Other tool designs use a single roll so the tool can be more versatile, rather than being limited to one particular part configuration and nominal size. A single-roll burnishing tool can be applied to shafts, faces, tapers, contours or large IDs. Tool designs are offered in both boring bar and turning holder styles. Another versatile burnishing tool design uses a replaceable, polished diamond insert instead of a roller. The diamond insert is mounted in a turning holder. The tool produces low microinch finishes on shafts or faces of any diameter.
Part Preparation And Operating Parameters
Only one fast pass of the burnishing tool is required for simultaneous sizing, finishing and work-hardening of part surfaces, provided that proper attention is given to part preparation and tool adjustment. Because no metal is removed, a consistent and tear-free surface is required so the peaks on the machined surface can flow uniformly into the valleys under roll pressure.
An ideally prepared part surface for burnishing is a bored or turned surface of 80 to 120 microinches (Ra). This allows for greater displacement of material on the work surface than would a smoother prefinish, thereby enhancing the sizing capability of the burnishing tool. It also allows the tolerance on the prefinish to be much greater than it would be on a smoother prefinish.
Any ductile or malleable metal can be burnished (steel, stainless, alloys, cast iron, aluminum, copper, brass, bronze and so forth). Because the metal must be capable of cold flowing under roll pressure, hardness normally should not exceed 40 on the Rockwell “C” scale.

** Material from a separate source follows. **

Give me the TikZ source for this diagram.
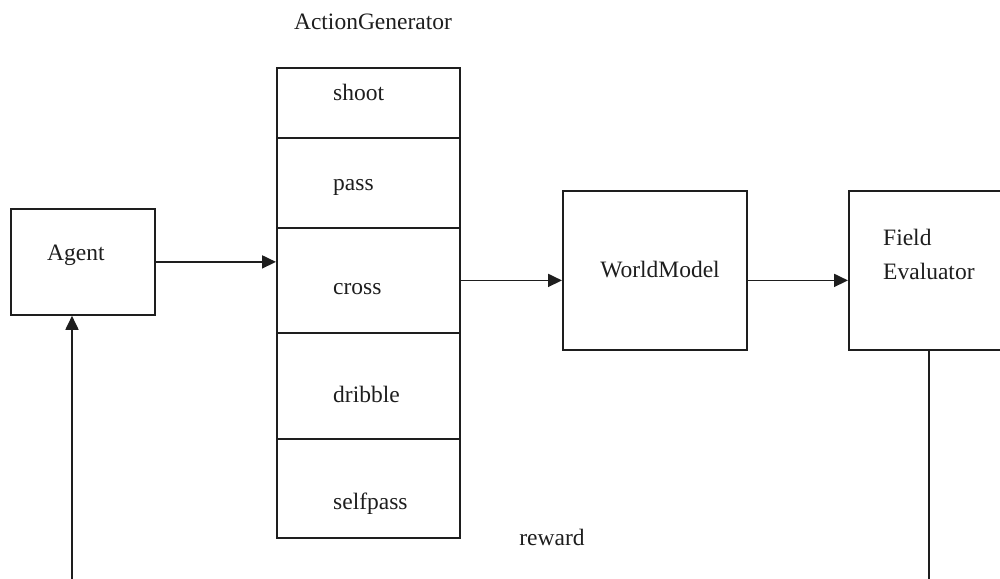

Speeds and feeds are not critical to successful tool operation.
Any standard grade, lightweight, low-viscosity lubricating oil, or any mineral, sulfur or soluble oil compatible with the metal or alloy to be burnished, is suitable for most metals. Coolant filtration is very important to keep metal particles or grit from being rolled into the part surface.
Roller burnishing is a faster, cleaner, more effective and more economical method of sizing and finishing parts to exacting specifications. Parts can often be burnished on the original machine on which they were produced, thereby eliminating secondary operations. Burnishing tools can help the user achieve significant time and cost savings while improving part quality.